Transcribe all of the material below word for word and leave out its pictures.

>> START DATA SEGMENT

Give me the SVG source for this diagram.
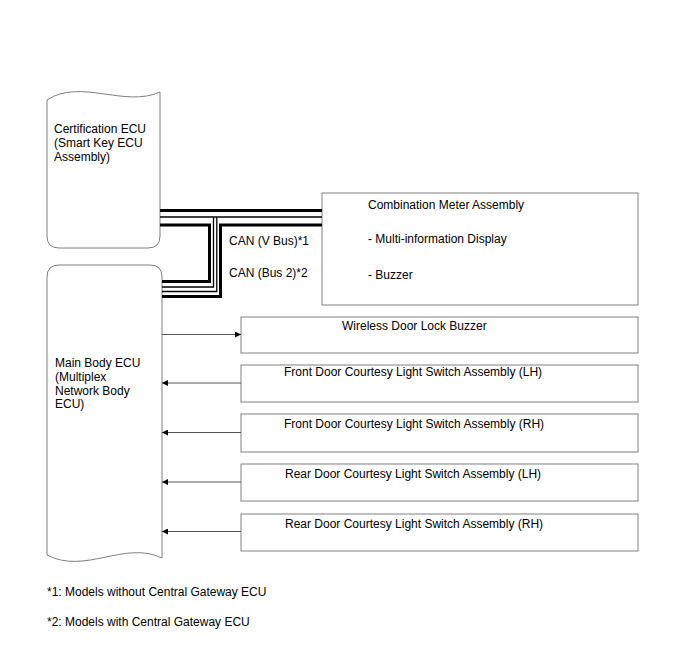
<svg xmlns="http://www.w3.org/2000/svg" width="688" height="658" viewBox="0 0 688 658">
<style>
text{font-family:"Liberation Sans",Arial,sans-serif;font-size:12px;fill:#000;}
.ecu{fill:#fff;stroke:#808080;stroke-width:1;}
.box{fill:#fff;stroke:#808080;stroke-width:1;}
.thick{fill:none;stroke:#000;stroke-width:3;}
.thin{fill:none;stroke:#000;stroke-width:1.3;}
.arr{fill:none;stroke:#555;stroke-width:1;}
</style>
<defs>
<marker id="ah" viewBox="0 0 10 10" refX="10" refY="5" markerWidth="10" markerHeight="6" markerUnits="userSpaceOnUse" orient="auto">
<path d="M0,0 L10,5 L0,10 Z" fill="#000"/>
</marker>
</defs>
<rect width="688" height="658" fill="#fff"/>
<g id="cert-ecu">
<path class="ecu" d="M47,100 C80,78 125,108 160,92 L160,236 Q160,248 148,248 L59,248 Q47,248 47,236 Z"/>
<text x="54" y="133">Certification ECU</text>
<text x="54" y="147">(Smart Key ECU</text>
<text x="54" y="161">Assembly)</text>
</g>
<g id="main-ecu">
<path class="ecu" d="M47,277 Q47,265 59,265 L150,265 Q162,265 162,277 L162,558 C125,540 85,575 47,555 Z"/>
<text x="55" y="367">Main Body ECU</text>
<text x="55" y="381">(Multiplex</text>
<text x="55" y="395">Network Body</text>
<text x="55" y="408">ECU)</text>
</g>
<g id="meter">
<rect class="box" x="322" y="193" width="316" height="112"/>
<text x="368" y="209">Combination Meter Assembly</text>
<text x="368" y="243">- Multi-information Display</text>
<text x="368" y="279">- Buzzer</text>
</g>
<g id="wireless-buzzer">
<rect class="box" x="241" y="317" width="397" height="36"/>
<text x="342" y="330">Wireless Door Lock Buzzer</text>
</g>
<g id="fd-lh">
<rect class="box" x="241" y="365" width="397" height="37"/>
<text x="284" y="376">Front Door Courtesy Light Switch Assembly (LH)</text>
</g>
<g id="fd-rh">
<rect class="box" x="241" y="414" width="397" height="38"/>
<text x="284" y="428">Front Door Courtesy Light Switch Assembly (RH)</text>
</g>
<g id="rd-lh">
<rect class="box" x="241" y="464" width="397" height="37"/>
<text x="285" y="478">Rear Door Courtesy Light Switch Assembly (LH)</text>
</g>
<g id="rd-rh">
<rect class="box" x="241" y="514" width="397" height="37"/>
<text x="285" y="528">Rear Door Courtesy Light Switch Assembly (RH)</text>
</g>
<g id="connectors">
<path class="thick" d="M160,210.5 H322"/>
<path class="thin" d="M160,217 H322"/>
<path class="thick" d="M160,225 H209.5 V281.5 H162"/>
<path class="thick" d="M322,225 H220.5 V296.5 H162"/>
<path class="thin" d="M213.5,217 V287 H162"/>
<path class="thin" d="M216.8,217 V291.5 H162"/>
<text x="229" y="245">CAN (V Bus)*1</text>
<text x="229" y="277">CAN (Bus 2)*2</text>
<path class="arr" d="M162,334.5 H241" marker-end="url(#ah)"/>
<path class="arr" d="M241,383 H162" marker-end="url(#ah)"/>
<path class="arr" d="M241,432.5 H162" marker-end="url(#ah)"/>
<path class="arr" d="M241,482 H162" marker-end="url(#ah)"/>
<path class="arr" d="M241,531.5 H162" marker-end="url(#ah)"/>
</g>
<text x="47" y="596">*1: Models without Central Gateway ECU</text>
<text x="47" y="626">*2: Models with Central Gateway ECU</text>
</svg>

>> END DATA SEGMENT

** IN RESPONSE **
Give me the SVG source for this diagram.
<svg xmlns="http://www.w3.org/2000/svg" width="688" height="658" viewBox="0 0 688 658">
<style>
text{font-family:"Liberation Sans",Arial,sans-serif;font-size:12px;fill:#000;}
.ecu{fill:#fff;stroke:#808080;stroke-width:1;}
.box{fill:#fff;stroke:#808080;stroke-width:1;}
.thick{fill:none;stroke:#000;stroke-width:3;}
.thin{fill:none;stroke:#000;stroke-width:1.3;}
.arr{fill:none;stroke:#555;stroke-width:1;}
</style>
<defs>
<marker id="ah" viewBox="0 0 10 10" refX="10" refY="5" markerWidth="10" markerHeight="6" markerUnits="userSpaceOnUse" orient="auto">
<path d="M0,0 L10,5 L0,10 Z" fill="#000"/>
</marker>
</defs>
<rect width="688" height="658" fill="#fff"/>
<g id="cert-ecu">
<path class="ecu" d="M47,100 C80,78 125,108 160,92 L160,236 Q160,248 148,248 L59,248 Q47,248 47,236 Z"/>
<text x="54" y="133">Certification ECU</text>
<text x="54" y="147">(Smart Key ECU</text>
<text x="54" y="161">Assembly)</text>
</g>
<g id="main-ecu">
<path class="ecu" d="M47,277 Q47,265 59,265 L150,265 Q162,265 162,277 L162,558 C125,540 85,575 47,555 Z"/>
<text x="55" y="367">Main Body ECU</text>
<text x="55" y="381">(Multiplex</text>
<text x="55" y="395">Network Body</text>
<text x="55" y="408">ECU)</text>
</g>
<g id="meter">
<rect class="box" x="322" y="193" width="316" height="112"/>
<text x="368" y="209">Combination Meter Assembly</text>
<text x="368" y="243">- Multi-information Display</text>
<text x="368" y="279">- Buzzer</text>
</g>
<g id="wireless-buzzer">
<rect class="box" x="241" y="317" width="397" height="36"/>
<text x="342" y="330">Wireless Door Lock Buzzer</text>
</g>
<g id="fd-lh">
<rect class="box" x="241" y="365" width="397" height="37"/>
<text x="284" y="376">Front Door Courtesy Light Switch Assembly (LH)</text>
</g>
<g id="fd-rh">
<rect class="box" x="241" y="414" width="397" height="38"/>
<text x="284" y="428">Front Door Courtesy Light Switch Assembly (RH)</text>
</g>
<g id="rd-lh">
<rect class="box" x="241" y="464" width="397" height="37"/>
<text x="285" y="478">Rear Door Courtesy Light Switch Assembly (LH)</text>
</g>
<g id="rd-rh">
<rect class="box" x="241" y="514" width="397" height="37"/>
<text x="285" y="528">Rear Door Courtesy Light Switch Assembly (RH)</text>
</g>
<g id="connectors">
<path class="thick" d="M160,210.5 H322"/>
<path class="thin" d="M160,217 H322"/>
<path class="thick" d="M160,225 H209.5 V281.5 H162"/>
<path class="thick" d="M322,225 H220.5 V296.5 H162"/>
<path class="thin" d="M213.5,217 V287 H162"/>
<path class="thin" d="M216.8,217 V291.5 H162"/>
<text x="229" y="245">CAN (V Bus)*1</text>
<text x="229" y="277">CAN (Bus 2)*2</text>
<path class="arr" d="M162,334.5 H241" marker-end="url(#ah)"/>
<path class="arr" d="M241,383 H162" marker-end="url(#ah)"/>
<path class="arr" d="M241,432.5 H162" marker-end="url(#ah)"/>
<path class="arr" d="M241,482 H162" marker-end="url(#ah)"/>
<path class="arr" d="M241,531.5 H162" marker-end="url(#ah)"/>
</g>
<text x="47" y="596">*1: Models without Central Gateway ECU</text>
<text x="47" y="626">*2: Models with Central Gateway ECU</text>
</svg>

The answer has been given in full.